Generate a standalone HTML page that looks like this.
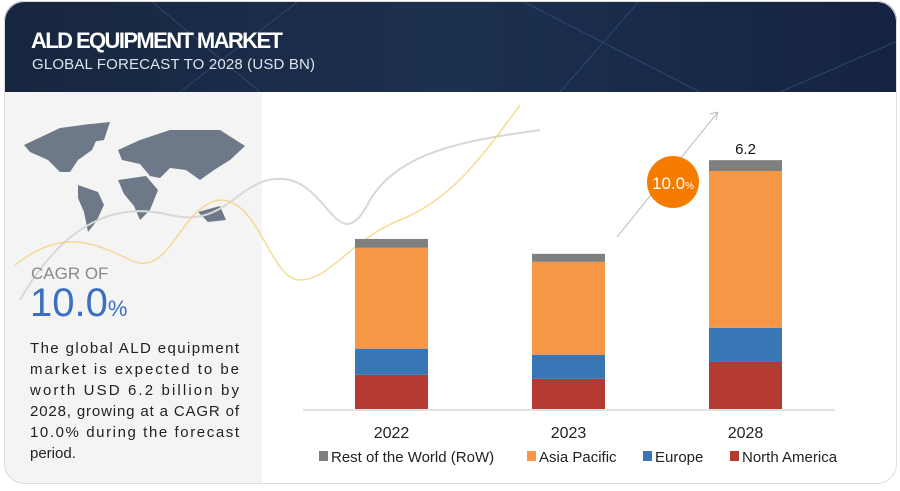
<!DOCTYPE html>
<html><head><meta charset="utf-8"><style>
body{margin:0;width:900px;height:486px;background:#fff;font-family:"Liberation Sans",sans-serif;overflow:hidden}
</style></head><body>
<svg width="900" height="486" viewBox="0 0 900 486" xmlns="http://www.w3.org/2000/svg">
<defs>
<linearGradient id="hg" x1="0" x2="1"><stop offset="0" stop-color="#17263f"/><stop offset="0.5" stop-color="#1c3050"/><stop offset="1" stop-color="#142340"/></linearGradient>
<clipPath id="card"><rect x="4" y="1" width="893" height="483" rx="20"/></clipPath>
</defs>
<g clip-path="url(#card)">
<rect x="0" y="0" width="900" height="486" fill="#fff"/>
<rect x="0" y="0" width="900" height="92" fill="url(#hg)"/>
<path d="M150,0 L260,92 M300,0 L180,92 M520,0 L700,92 M640,0 L560,92 M900,40 L780,92" stroke="#3a5a80" stroke-width="1" opacity="0.6"/>
<rect x="0" y="92" width="262" height="394" fill="#f4f4f4"/>
</g>
<rect x="4.5" y="1.5" width="892" height="482" rx="20" fill="none" stroke="#ddd" stroke-width="1"/>
<text x="31" y="48" font-size="22" font-weight="bold" fill="#fff" textLength="252">ALD EQUIPMENT MARKET</text>
<text x="32" y="69" font-size="15" fill="#dfe4ea" textLength="283">GLOBAL FORECAST TO 2028 (USD BN)</text>
<g fill="#6d7888">
<path d="M24,145 L60,128 L90,124 L100,132 L92,150 L78,160 L70,172 L60,172 L48,160 L30,152Z"/>
<path d="M82,125 L110,122 L104,140 L92,142Z"/>
<path d="M78,185 L98,192 L104,205 L96,222 L88,232 L84,212 L78,198Z"/>
<path d="M118,150 L140,140 L170,130 L220,130 L245,146 L230,160 L214,170 L200,180 L186,170 L170,168 L160,178 L150,176 L140,164 L122,160Z"/>
<path d="M118,180 L146,176 L158,190 L150,210 L140,220 L134,206 L124,194Z"/>
<path d="M198,212 L220,206 L226,220 L208,222Z"/>
</g>
<path d="M20,300 C60,230 110,200 170,215 C230,230 240,170 290,180 C330,190 340,260 370,200 C400,150 470,140 540,130" fill="none" stroke="#d8d8d8" stroke-width="2"/>
<path d="M15,265 C60,230 90,240 130,260 C170,280 180,205 220,200 C260,200 270,280 300,280 C330,280 350,240 400,220 C450,200 480,160 520,105" fill="none" stroke="#f3d27a" stroke-width="1.5" opacity="0.8"/>
<text x="31" y="279" font-size="17" fill="#8a8a8a">CAGR OF</text>
<text x="30" y="316" font-size="40" fill="#3b6fbf">10.0<tspan font-size="22">%</tspan></text>
<g font-size="15" fill="#222">
<text x="30" y="353" textLength="209">The global ALD equipment</text>
<text x="30" y="374" textLength="209">market is expected to be</text>
<text x="30" y="395" textLength="209">worth USD 6.2 billion by</text>
<text x="30" y="416" textLength="209">2028, growing at a CAGR of</text>
<text x="30" y="437" textLength="209">10.0% during the forecast</text>
<text x="30" y="458">period.</text>
</g>
<line x1="617" y1="237" x2="718" y2="112" stroke="#bbb" stroke-width="1"/>
<path d="M718,112 L710,114 M718,112 L716,120" stroke="#bbb" stroke-width="1"/>
<circle cx="673" cy="182" r="26" fill="#f57c00"/>
<text x="673" y="189" font-size="17" fill="#fff" text-anchor="middle">10.0<tspan font-size="10">%</tspan></text>
<g id="plot"></g>
<line x1="303" y1="410" x2="835" y2="410" stroke="#d9d9d9" stroke-width="1.5"/>
<g id="legend" font-size="15" fill="#222"></g>
</svg>
<script>
const categories=["2022","2023","2028"];
const northAmerica=[0.85,0.75,1.17];
const europe=[0.65,0.60,0.85];
const asiaPacific=[2.51,2.31,3.90];
const restOfWorld=[0.22,0.20,0.27];
const totalLabels=["","","6.2"];
const seriesNames=["Rest of the World (RoW)","Asia Pacific","Europe","North America"];
const NS="http://www.w3.org/2000/svg";
const base=409, scale=40.2, barW=73;
function xPos(i){return 355+i*177;}
function yPos(v){return base-v*scale;}
const series=[
 {vals:northAmerica,color:"#b53a31",name:"north-america"},
 {vals:europe,color:"#3777b5",name:"europe"},
 {vals:asiaPacific,color:"#f79646",name:"asia-pacific"},
 {vals:restOfWorld,color:"#7f7f7f",name:"rest-of-world"}];
const plot=document.getElementById('plot');
categories.forEach((c,i)=>{
 let cum=0;
 series.forEach(s=>{
  const v=s.vals[i];
  const r=document.createElementNS(NS,'rect');
  r.setAttribute('x',xPos(i));r.setAttribute('width',barW);
  r.setAttribute('y',yPos(cum+v));r.setAttribute('height',v*scale);
  r.setAttribute('fill',s.color);
  
  
  plot.appendChild(r);cum+=v;
 });
 const t=document.createElementNS(NS,'text');
 t.setAttribute('x',xPos(i)+barW/2);t.setAttribute('y',438);
 t.setAttribute('text-anchor','middle');t.setAttribute('font-size','16');t.setAttribute('fill','#222');
 t.textContent=c;
 
 
 plot.appendChild(t);
 if(totalLabels[i]){
  const l=document.createElementNS(NS,'text');
  l.setAttribute('x',xPos(i)+barW/2);l.setAttribute('y',yPos(cum)-6);
  l.setAttribute('text-anchor','middle');l.setAttribute('font-size','15');l.setAttribute('fill','#111');
  l.textContent=totalLabels[i];
  
  
  plot.appendChild(l);
 }
});
const legend=document.getElementById('legend');
const lx=[319,527,643,730];
const lc=["#7f7f7f","#f79646","#3777b5","#b53a31"];
seriesNames.forEach((n,i)=>{
 const g=document.createElementNS(NS,'g');
 
 
 const r=document.createElementNS(NS,'rect');
 r.setAttribute('x',lx[i]);r.setAttribute('y',451);r.setAttribute('width',9);r.setAttribute('height',10);r.setAttribute('fill',lc[i]);
 const t=document.createElementNS(NS,'text');
 t.setAttribute('x',lx[i]+12);t.setAttribute('y',462);t.textContent=n;
 g.appendChild(r);g.appendChild(t);legend.appendChild(g);
});
</script>
</body></html>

========================================

→ **DESCRIPTION OF THE TASK**: Please transcribe the material above exactly as written. Leave the pictures out.

→ **ANSWER IN FULL**:
Generate a standalone HTML page that looks like this.
<!DOCTYPE html>
<html><head><meta charset="utf-8"><style>
body{margin:0;width:900px;height:486px;background:#fff;font-family:"Liberation Sans",sans-serif;overflow:hidden}
</style></head><body>
<svg width="900" height="486" viewBox="0 0 900 486" xmlns="http://www.w3.org/2000/svg">
<defs>
<linearGradient id="hg" x1="0" x2="1"><stop offset="0" stop-color="#17263f"/><stop offset="0.5" stop-color="#1c3050"/><stop offset="1" stop-color="#142340"/></linearGradient>
<clipPath id="card"><rect x="4" y="1" width="893" height="483" rx="20"/></clipPath>
</defs>
<g clip-path="url(#card)">
<rect x="0" y="0" width="900" height="486" fill="#fff"/>
<rect x="0" y="0" width="900" height="92" fill="url(#hg)"/>
<path d="M150,0 L260,92 M300,0 L180,92 M520,0 L700,92 M640,0 L560,92 M900,40 L780,92" stroke="#3a5a80" stroke-width="1" opacity="0.6"/>
<rect x="0" y="92" width="262" height="394" fill="#f4f4f4"/>
</g>
<rect x="4.5" y="1.5" width="892" height="482" rx="20" fill="none" stroke="#ddd" stroke-width="1"/>
<text x="31" y="48" font-size="22" font-weight="bold" fill="#fff" textLength="252">ALD EQUIPMENT MARKET</text>
<text x="32" y="69" font-size="15" fill="#dfe4ea" textLength="283">GLOBAL FORECAST TO 2028 (USD BN)</text>
<g fill="#6d7888">
<path d="M24,145 L60,128 L90,124 L100,132 L92,150 L78,160 L70,172 L60,172 L48,160 L30,152Z"/>
<path d="M82,125 L110,122 L104,140 L92,142Z"/>
<path d="M78,185 L98,192 L104,205 L96,222 L88,232 L84,212 L78,198Z"/>
<path d="M118,150 L140,140 L170,130 L220,130 L245,146 L230,160 L214,170 L200,180 L186,170 L170,168 L160,178 L150,176 L140,164 L122,160Z"/>
<path d="M118,180 L146,176 L158,190 L150,210 L140,220 L134,206 L124,194Z"/>
<path d="M198,212 L220,206 L226,220 L208,222Z"/>
</g>
<path d="M20,300 C60,230 110,200 170,215 C230,230 240,170 290,180 C330,190 340,260 370,200 C400,150 470,140 540,130" fill="none" stroke="#d8d8d8" stroke-width="2"/>
<path d="M15,265 C60,230 90,240 130,260 C170,280 180,205 220,200 C260,200 270,280 300,280 C330,280 350,240 400,220 C450,200 480,160 520,105" fill="none" stroke="#f3d27a" stroke-width="1.5" opacity="0.8"/>
<text x="31" y="279" font-size="17" fill="#8a8a8a">CAGR OF</text>
<text x="30" y="316" font-size="40" fill="#3b6fbf">10.0<tspan font-size="22">%</tspan></text>
<g font-size="15" fill="#222">
<text x="30" y="353" textLength="209">The global ALD equipment</text>
<text x="30" y="374" textLength="209">market is expected to be</text>
<text x="30" y="395" textLength="209">worth USD 6.2 billion by</text>
<text x="30" y="416" textLength="209">2028, growing at a CAGR of</text>
<text x="30" y="437" textLength="209">10.0% during the forecast</text>
<text x="30" y="458">period.</text>
</g>
<line x1="617" y1="237" x2="718" y2="112" stroke="#bbb" stroke-width="1"/>
<path d="M718,112 L710,114 M718,112 L716,120" stroke="#bbb" stroke-width="1"/>
<circle cx="673" cy="182" r="26" fill="#f57c00"/>
<text x="673" y="189" font-size="17" fill="#fff" text-anchor="middle">10.0<tspan font-size="10">%</tspan></text>
<g id="plot"></g>
<line x1="303" y1="410" x2="835" y2="410" stroke="#d9d9d9" stroke-width="1.5"/>
<g id="legend" font-size="15" fill="#222"></g>
</svg>
<script>
const categories=["2022","2023","2028"];
const northAmerica=[0.85,0.75,1.17];
const europe=[0.65,0.60,0.85];
const asiaPacific=[2.51,2.31,3.90];
const restOfWorld=[0.22,0.20,0.27];
const totalLabels=["","","6.2"];
const seriesNames=["Rest of the World (RoW)","Asia Pacific","Europe","North America"];
const NS="http://www.w3.org/2000/svg";
const base=409, scale=40.2, barW=73;
function xPos(i){return 355+i*177;}
function yPos(v){return base-v*scale;}
const series=[
 {vals:northAmerica,color:"#b53a31",name:"north-america"},
 {vals:europe,color:"#3777b5",name:"europe"},
 {vals:asiaPacific,color:"#f79646",name:"asia-pacific"},
 {vals:restOfWorld,color:"#7f7f7f",name:"rest-of-world"}];
const plot=document.getElementById('plot');
categories.forEach((c,i)=>{
 let cum=0;
 series.forEach(s=>{
  const v=s.vals[i];
  const r=document.createElementNS(NS,'rect');
  r.setAttribute('x',xPos(i));r.setAttribute('width',barW);
  r.setAttribute('y',yPos(cum+v));r.setAttribute('height',v*scale);
  r.setAttribute('fill',s.color);
  
  
  plot.appendChild(r);cum+=v;
 });
 const t=document.createElementNS(NS,'text');
 t.setAttribute('x',xPos(i)+barW/2);t.setAttribute('y',438);
 t.setAttribute('text-anchor','middle');t.setAttribute('font-size','16');t.setAttribute('fill','#222');
 t.textContent=c;
 
 
 plot.appendChild(t);
 if(totalLabels[i]){
  const l=document.createElementNS(NS,'text');
  l.setAttribute('x',xPos(i)+barW/2);l.setAttribute('y',yPos(cum)-6);
  l.setAttribute('text-anchor','middle');l.setAttribute('font-size','15');l.setAttribute('fill','#111');
  l.textContent=totalLabels[i];
  
  
  plot.appendChild(l);
 }
});
const legend=document.getElementById('legend');
const lx=[319,527,643,730];
const lc=["#7f7f7f","#f79646","#3777b5","#b53a31"];
seriesNames.forEach((n,i)=>{
 const g=document.createElementNS(NS,'g');
 
 
 const r=document.createElementNS(NS,'rect');
 r.setAttribute('x',lx[i]);r.setAttribute('y',451);r.setAttribute('width',9);r.setAttribute('height',10);r.setAttribute('fill',lc[i]);
 const t=document.createElementNS(NS,'text');
 t.setAttribute('x',lx[i]+12);t.setAttribute('y',462);t.textContent=n;
 g.appendChild(r);g.appendChild(t);legend.appendChild(g);
});
</script>
</body></html>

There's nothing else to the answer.